Que tout cela se passe en Norvégien peut-il poser des problèmes au public pour saisir le message du groupe ? « Je me sens beaucoup plus à l’aise quand je chante dans la langue que je parle tous les jours. Je sens que si j’écris en anglais, j’utiliserais des clichés. » Simple comme bonjour, somme toute. A l’image du son de Kvelertak, le chanteur est un instinctif. Et effectivement, l’auditeur risque peu de souffrir d’une absence de compréhension littérale des paroles, le message est avant tout dans l’énergie dégagée.
Les expérimentés Converge les ont pris dès le départ sous leurs ailes, et cela n’a pu qu’aider les jeunes Kvelertak à se faire une place dans le milieu metal et hardcore, étant à la croisée de ces deux styles. Ainsi Kurt Ballou, le guitariste de Converge, a récidivé en produisant une seconde fois l’album des Norvégiens, une patte qui donne ce côté brut et sans concession à leur son comme à eux qui pourraient s’enfermer dans la froideur de certaines influences death et black metal. Mais la chaleur y est toute Hardcore, ce qui rend, par le jeu des oppositions, l’univers du groupe très vivant. Et le côté rock’n’roll bien sûr, qui transforme l’objet Kvelertak, par des titres comme « Undertro », en une réalisation rock puissamment groovy. Puisque tout va plus loin dans ce second opus, les voix ne sont pas en reste. Plus mélodiques que jamais, elles donnent parfois étrangement une impression de planer sur une agressivité étouffée par un tempo volontairement ralenti (« Evig Vandrar »). Pourtant ces voix font toujours preuve de véhémence dans la plus pure tradition hardcore, mêlée à des relents black metal (« Spring Fra Livet », « Tordenbrak »).
La batterie quant à elle montre également des aspects encore peu soupçonnés sur le premier opus éponyme : des contre-temps extatiques sont eux aussi créateurs d’ambiances sur des titres comme « Eminent Wrath » ou la fin de « Undertro ». Mais avec l’enchaînement « Nekrokosmos », « Undertro » et « Tordenbrak » à la fin de l’opus, Kvelertak dévoile surtout une autre facette de sa personnalité musicale, plus discrète sur la précédente réalisation, et qui interpelle : celle d’un groupe capable de faire voyager l’auditeur par de l’instrumental aux limites du stoner et du rock psyché. Quand l’album éponyme donnait un propos musical court, efficace et direct, Meir donne le temps et l’espace à l’auditeur pour s’évader dans des contrées plus aériennes et abstraites à l’occasion de quelques titres aux longueurs dignes d’un monde plus progressif (entre six et huit minutes). Peut-être est-ce une piste supplémentaire quant à la direction musicale que pourrait prendre le groupe à l’avenir.
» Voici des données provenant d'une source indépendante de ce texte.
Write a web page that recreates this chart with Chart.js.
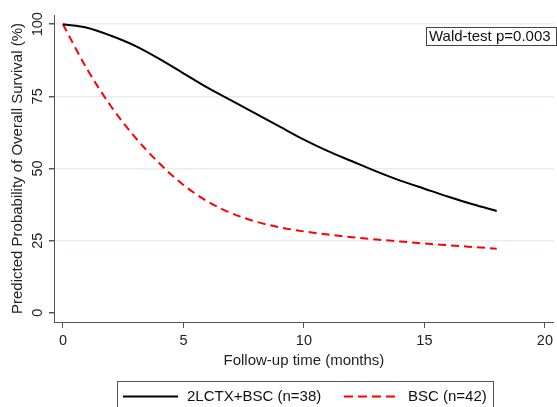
<!DOCTYPE html>
<html>
<head>
<meta charset="utf-8">
<script src="https://cdn.jsdelivr.net/npm/chart.js@4"></script>
<style>
  html, body { margin: 0; padding: 0; background: #fff; }
  #wrap { width: 557px; height: 407px; position: relative; }
</style>
</head>
<body>
<div id="wrap"><canvas id="chart" width="557" height="407"></canvas></div>
<script>
// Follow-up months and predicted survival (%)
var months = [0, 1, 2, 3, 4, 5, 6, 7, 8, 9, 10, 11, 12, 13, 14, 15, 16, 17, 18];
var survChemo = [100, 98.8, 96, 92.5, 88, 83, 78, 73.5, 69, 64.5, 60, 56, 52.5, 49, 45.8, 43, 40.2, 37.6, 35.3];
var survBsc = [100, 84.5, 71.5, 60.8, 51.8, 44.3, 38.6, 34.5, 31.6, 29.6, 28.2, 27.1, 26.2, 25.4, 24.7, 24.0, 23.4, 22.8, 22.2];
var seriesLabels = ['2LCTX+BSC (n=38)', 'BSC (n=42)'];
var xTicks = [0, 5, 10, 15, 20];
var yTicks = [0, 25, 50, 75, 100];
var waldText = 'Wald-test p=0.003';

var FONT = '"Liberation Sans", Arial, sans-serif';
var AXIS = '#555';

// draws rotated y tick labels, the Wald box and the boxed legend
var extras = {
    id: 'extras',
    afterDraw: function(chart) {
        var ctx = chart.ctx;
        var y = chart.scales.y;
        ctx.save();
        ctx.fillStyle = '#222';
        ctx.font = '14.5px ' + FONT;
        ctx.textAlign = 'center';
        ctx.textBaseline = 'middle';
        yTicks.forEach(function(v) {
            ctx.save();
            ctx.translate(38, y.getPixelForValue(v));
            ctx.rotate(-Math.PI / 2);
            ctx.fillText(String(v), 0, 0);
            ctx.restore();
        });

        // Wald-test annotation
        ctx.font = '15px ' + FONT;
        ctx.textAlign = 'left';
        ctx.fillStyle = '#fff';
        ctx.fillRect(426.5, 27.5, 130, 18);
        ctx.strokeStyle = '#444';
        ctx.lineWidth = 1;
        ctx.strokeRect(426.5, 27.5, 130, 18);
        ctx.fillStyle = '#111';
        ctx.fillText(waldText, 429, 37);

        // legend
        ctx.strokeStyle = '#555';
        ctx.strokeRect(117.5, 381.5, 376, 40);
        ctx.lineWidth = 2;
        ctx.strokeStyle = '#000';
        ctx.beginPath();
        ctx.moveTo(123, 396.5);
        ctx.lineTo(178, 396.5);
        ctx.stroke();
        ctx.fillText(seriesLabels[0], 187, 397);
        ctx.strokeStyle = '#ff0000';
        ctx.setLineDash([9, 5]);
        ctx.beginPath();
        ctx.moveTo(344, 396.5);
        ctx.lineTo(399, 396.5);
        ctx.stroke();
        ctx.setLineDash([]);
        ctx.fillText(seriesLabels[1], 408, 397);
        ctx.restore();
    }
};

new Chart(document.getElementById('chart'), {
    type: 'line',
    data: {
        labels: months,
        datasets: [{
            label: seriesLabels[0],
            data: months.map(function(m, i) { return {x: m, y: survChemo[i]}; }),
            borderColor: '#000',
            borderWidth: 2,
            pointRadius: 0,
            cubicInterpolationMode: 'monotone',
            fill: false
        }, {
            label: seriesLabels[1],
            data: months.map(function(m, i) { return {x: m, y: survBsc[i]}; }),
            borderColor: '#ff0000',
            borderWidth: 2,
            borderDash: [8, 5],
            pointRadius: 0,
            cubicInterpolationMode: 'monotone',
            fill: false
        }]
    },
    options: {
        responsive: false,
        animation: false,
        layout: { padding: { top: 15, right: 0, bottom: 35, left: 0 } },
        plugins: { legend: { display: false }, tooltip: { enabled: false } },
        scales: {
            x: {
                type: 'linear',
                min: -0.37,
                max: 20.37,
                afterBuildTicks: function(s) { s.ticks = xTicks.map(function(v) { return {value: v}; }); },
                afterFit: function(s) { s.height = 50; },
                border: { color: AXIS, width: 1 },
                grid: { drawOnChartArea: false, tickLength: 6, tickColor: AXIS },
                ticks: { color: '#222', font: { family: FONT, size: 14.5 }, padding: 4, maxRotation: 0 },
                title: {
                    display: true,
                    text: 'Follow-up time (months)',
                    color: '#222',
                    font: { family: FONT, size: 15 },
                    padding: { top: 0, bottom: 2 }
                }
            },
            y: {
                min: -3.2,
                max: 103.2,
                afterBuildTicks: function(s) { s.ticks = yTicks.map(function(v) { return {value: v}; }); },
                afterFit: function(s) { s.width = 54; },
                border: { color: AXIS, width: 1 },
                grid: {
                    color: function(c) { return c.tick && c.tick.value === 0 ? 'rgba(0,0,0,0)' : '#e6eeee'; },
                    lineWidth: 1.5,
                    tickLength: 5,
                    tickColor: AXIS
                },
                ticks: { display: false },
                title: {
                    display: true,
                    text: 'Predicted Probability of Overall Survival (%)',
                    color: '#222',
                    font: { family: FONT, size: 15 },
                    padding: { top: 9, bottom: 0 }
                }
            }
        }
    },
    plugins: [extras]
});
</script>
</body>
</html>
John Baizley (Baroness) a fait une nouvel fois preuve de ses talents artistiques pour réaliser l’artwork de Meir, comme il l’avait déjà fait pour le premier album. A double tranchant, car celui qui se le procurera aura l’espace de quelques instants l’impression de tenir le nouveau Baroness – ou un autre groupe de cette scène sludge qu’il illustre habituellement – entre ses mains… Mais la comparaison s’arrêtera là, car une fois le disque lancé, l’auditeur ne pourra pas se tromper. Posséder un univers déjà si marqué et identifiable à l’aube de la sortie d’un second album est un signe très positif pour Kvelertak. S’ils ont un peu abandonné les textes mythologiques scandinaves de leurs débuts pour aborder des thèmes plus variés, ils n’ont pas perdu le moteur énergique originel. Et au vu du large éventail de leurs possibilités et envies stylistiques, ces Norvégiens bondissants possèdent un potentiel de carrière effectivement excitant, tant pour le public que pour eux-mêmes. Et avec les nouvelles histoires musicales qu’ils content dans cet opus, le champ des possibles s’avère immense.